Prompt =>
Write the lines out again, from the top of the material to the line containing "cross_y = [247]", pictures excluded.

--------------------------------------------------

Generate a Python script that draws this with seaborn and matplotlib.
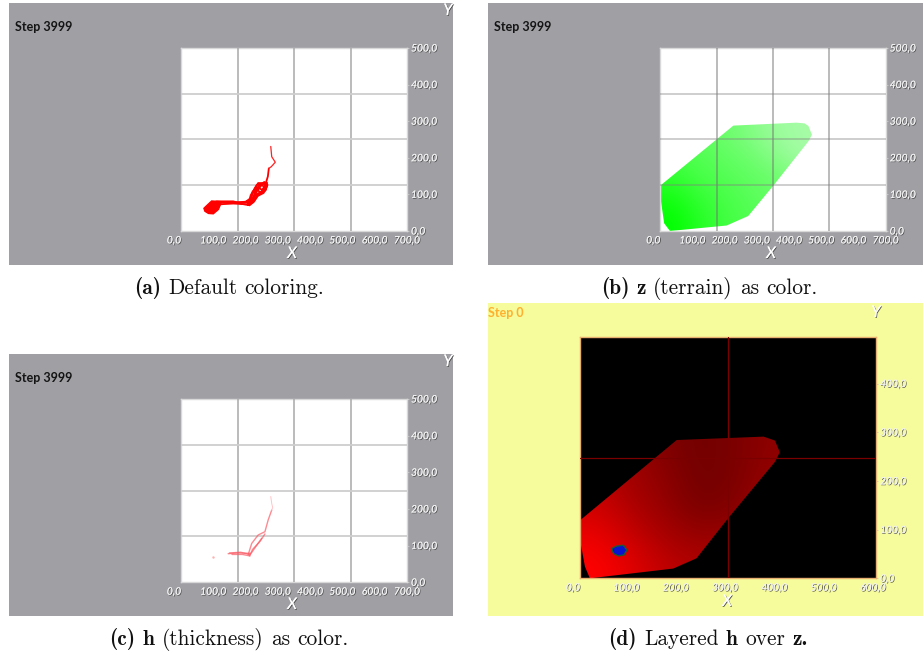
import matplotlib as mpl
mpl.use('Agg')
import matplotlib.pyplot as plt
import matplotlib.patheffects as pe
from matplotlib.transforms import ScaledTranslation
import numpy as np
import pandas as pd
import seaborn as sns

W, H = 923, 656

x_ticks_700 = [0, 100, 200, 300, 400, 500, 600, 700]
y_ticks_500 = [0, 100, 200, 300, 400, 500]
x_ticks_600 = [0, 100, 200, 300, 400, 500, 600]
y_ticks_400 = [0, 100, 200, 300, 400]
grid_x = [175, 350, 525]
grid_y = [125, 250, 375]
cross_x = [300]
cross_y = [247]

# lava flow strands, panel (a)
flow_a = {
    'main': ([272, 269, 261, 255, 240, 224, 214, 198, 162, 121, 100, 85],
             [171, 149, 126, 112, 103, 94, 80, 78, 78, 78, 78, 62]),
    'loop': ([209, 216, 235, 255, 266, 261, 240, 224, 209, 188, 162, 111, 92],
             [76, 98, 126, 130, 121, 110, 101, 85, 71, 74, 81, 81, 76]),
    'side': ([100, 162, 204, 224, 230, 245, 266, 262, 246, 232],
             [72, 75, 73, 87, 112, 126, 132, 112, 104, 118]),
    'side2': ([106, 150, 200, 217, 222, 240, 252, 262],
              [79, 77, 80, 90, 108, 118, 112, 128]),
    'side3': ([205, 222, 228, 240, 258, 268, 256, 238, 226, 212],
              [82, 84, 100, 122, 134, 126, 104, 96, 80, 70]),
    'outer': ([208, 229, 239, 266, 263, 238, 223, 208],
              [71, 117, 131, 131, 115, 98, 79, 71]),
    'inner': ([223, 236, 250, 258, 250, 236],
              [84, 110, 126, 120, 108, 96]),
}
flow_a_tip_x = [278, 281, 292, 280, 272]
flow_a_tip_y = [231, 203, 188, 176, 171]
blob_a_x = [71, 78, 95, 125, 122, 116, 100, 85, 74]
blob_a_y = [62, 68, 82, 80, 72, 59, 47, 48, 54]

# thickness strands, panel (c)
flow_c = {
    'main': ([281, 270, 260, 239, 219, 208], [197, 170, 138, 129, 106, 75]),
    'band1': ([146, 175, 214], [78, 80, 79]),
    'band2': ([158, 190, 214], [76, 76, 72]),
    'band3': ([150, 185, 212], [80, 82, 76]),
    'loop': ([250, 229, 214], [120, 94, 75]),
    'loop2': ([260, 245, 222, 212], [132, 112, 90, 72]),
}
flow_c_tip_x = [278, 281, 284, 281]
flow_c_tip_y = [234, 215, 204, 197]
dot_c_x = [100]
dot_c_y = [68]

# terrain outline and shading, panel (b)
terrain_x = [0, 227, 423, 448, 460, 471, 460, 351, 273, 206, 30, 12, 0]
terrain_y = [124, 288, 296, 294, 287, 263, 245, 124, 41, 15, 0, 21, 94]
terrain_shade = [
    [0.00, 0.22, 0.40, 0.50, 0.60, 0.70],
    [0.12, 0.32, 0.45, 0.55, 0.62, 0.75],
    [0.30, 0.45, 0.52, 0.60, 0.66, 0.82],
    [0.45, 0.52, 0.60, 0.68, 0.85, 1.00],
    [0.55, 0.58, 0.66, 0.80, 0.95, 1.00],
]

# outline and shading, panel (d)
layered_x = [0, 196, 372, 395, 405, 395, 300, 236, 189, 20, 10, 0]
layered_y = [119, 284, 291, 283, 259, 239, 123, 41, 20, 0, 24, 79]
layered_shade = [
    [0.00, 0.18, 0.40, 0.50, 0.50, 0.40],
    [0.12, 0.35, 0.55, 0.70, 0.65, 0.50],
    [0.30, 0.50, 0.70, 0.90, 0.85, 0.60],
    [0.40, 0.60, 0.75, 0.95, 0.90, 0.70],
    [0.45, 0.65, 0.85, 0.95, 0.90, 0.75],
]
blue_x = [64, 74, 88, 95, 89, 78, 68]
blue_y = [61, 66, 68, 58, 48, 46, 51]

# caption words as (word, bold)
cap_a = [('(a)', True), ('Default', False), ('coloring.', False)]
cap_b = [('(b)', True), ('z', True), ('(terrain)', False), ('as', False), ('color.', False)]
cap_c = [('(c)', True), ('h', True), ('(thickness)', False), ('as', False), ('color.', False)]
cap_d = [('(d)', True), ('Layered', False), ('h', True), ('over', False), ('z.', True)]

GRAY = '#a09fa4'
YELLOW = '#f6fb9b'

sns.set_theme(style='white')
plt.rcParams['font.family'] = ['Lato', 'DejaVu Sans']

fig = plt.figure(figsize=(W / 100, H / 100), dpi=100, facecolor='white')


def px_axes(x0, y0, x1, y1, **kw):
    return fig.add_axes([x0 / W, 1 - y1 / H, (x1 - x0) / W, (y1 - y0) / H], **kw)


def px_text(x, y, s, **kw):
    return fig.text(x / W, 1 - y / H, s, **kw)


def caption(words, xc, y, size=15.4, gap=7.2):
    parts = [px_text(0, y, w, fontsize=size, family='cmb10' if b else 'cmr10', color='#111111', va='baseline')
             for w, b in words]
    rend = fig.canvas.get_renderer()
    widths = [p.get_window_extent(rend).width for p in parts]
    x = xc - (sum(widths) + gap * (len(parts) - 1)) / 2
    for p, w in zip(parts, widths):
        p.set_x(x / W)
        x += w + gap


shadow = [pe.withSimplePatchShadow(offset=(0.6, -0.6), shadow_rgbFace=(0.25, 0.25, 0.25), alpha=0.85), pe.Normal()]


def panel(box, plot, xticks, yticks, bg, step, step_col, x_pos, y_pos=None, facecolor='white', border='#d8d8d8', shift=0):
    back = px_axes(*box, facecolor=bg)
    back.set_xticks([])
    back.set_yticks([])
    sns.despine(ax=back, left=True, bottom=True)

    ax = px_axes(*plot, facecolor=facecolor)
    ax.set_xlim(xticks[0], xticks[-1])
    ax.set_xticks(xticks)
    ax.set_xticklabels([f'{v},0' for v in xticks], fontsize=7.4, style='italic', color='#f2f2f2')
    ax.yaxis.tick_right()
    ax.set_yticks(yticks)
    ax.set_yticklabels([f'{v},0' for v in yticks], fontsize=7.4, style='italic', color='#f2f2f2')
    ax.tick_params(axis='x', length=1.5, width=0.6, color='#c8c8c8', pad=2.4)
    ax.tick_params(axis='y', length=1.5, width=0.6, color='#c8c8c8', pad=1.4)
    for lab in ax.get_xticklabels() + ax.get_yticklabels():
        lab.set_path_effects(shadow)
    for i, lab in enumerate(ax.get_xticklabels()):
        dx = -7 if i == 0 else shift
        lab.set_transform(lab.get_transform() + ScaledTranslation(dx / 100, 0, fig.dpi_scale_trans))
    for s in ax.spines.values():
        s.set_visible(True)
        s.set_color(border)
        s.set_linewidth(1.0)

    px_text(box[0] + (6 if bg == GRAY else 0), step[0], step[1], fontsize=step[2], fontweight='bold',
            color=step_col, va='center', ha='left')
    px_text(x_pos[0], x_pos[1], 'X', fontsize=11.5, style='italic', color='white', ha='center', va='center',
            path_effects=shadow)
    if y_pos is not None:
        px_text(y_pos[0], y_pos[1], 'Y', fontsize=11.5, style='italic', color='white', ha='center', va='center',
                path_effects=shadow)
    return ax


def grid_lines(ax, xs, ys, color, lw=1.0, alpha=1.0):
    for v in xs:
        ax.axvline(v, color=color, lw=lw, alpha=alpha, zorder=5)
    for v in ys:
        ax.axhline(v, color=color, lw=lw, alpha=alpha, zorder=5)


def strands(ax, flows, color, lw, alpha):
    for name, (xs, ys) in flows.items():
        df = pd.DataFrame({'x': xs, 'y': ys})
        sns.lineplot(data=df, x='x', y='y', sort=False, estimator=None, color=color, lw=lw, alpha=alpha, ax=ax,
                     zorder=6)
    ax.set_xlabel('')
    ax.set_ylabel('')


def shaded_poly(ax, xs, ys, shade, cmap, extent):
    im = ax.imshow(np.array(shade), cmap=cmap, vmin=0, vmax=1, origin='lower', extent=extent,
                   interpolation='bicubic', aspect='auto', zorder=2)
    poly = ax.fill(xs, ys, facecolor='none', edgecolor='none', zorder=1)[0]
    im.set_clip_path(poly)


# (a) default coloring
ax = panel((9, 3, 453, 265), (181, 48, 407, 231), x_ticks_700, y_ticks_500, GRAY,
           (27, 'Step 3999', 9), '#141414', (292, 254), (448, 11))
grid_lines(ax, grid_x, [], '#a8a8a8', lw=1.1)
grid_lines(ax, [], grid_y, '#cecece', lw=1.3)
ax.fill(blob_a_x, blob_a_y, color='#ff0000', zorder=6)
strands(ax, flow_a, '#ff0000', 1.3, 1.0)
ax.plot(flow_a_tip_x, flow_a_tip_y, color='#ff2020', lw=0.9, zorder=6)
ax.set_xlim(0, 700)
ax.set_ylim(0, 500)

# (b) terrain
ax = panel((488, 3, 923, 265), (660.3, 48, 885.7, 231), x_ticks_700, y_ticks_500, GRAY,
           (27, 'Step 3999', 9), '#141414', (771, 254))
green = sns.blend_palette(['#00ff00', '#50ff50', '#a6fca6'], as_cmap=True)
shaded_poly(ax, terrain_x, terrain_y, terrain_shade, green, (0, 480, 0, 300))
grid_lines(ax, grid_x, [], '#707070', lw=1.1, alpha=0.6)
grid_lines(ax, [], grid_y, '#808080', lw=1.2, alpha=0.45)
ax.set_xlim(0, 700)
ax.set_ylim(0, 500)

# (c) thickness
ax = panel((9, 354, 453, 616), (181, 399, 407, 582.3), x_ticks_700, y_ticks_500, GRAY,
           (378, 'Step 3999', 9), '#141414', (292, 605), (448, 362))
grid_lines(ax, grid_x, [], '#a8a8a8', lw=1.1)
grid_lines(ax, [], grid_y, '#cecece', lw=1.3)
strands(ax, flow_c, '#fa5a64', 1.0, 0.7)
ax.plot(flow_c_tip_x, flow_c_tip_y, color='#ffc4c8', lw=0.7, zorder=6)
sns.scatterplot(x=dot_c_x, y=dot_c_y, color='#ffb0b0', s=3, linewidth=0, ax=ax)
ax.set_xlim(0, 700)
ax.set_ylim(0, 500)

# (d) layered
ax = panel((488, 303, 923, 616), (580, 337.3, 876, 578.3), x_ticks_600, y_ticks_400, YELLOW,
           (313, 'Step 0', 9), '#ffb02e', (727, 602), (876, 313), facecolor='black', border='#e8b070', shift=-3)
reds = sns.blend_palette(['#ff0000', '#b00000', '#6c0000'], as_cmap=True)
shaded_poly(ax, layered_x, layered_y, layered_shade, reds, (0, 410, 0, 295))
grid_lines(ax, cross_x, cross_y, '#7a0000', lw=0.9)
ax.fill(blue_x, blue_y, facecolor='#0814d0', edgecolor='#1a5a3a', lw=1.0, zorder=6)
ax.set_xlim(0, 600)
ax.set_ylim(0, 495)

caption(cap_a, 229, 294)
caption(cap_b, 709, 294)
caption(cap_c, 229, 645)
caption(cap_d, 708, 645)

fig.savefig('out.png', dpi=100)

--------------------------------------------------

Solution to the problem =>
Generate a Python script that draws this with seaborn and matplotlib.
import matplotlib as mpl
mpl.use('Agg')
import matplotlib.pyplot as plt
import matplotlib.patheffects as pe
from matplotlib.transforms import ScaledTranslation
import numpy as np
import pandas as pd
import seaborn as sns

W, H = 923, 656

x_ticks_700 = [0, 100, 200, 300, 400, 500, 600, 700]
y_ticks_500 = [0, 100, 200, 300, 400, 500]
x_ticks_600 = [0, 100, 200, 300, 400, 500, 600]
y_ticks_400 = [0, 100, 200, 300, 400]
grid_x = [175, 350, 525]
grid_y = [125, 250, 375]
cross_x = [300]
cross_y = [247]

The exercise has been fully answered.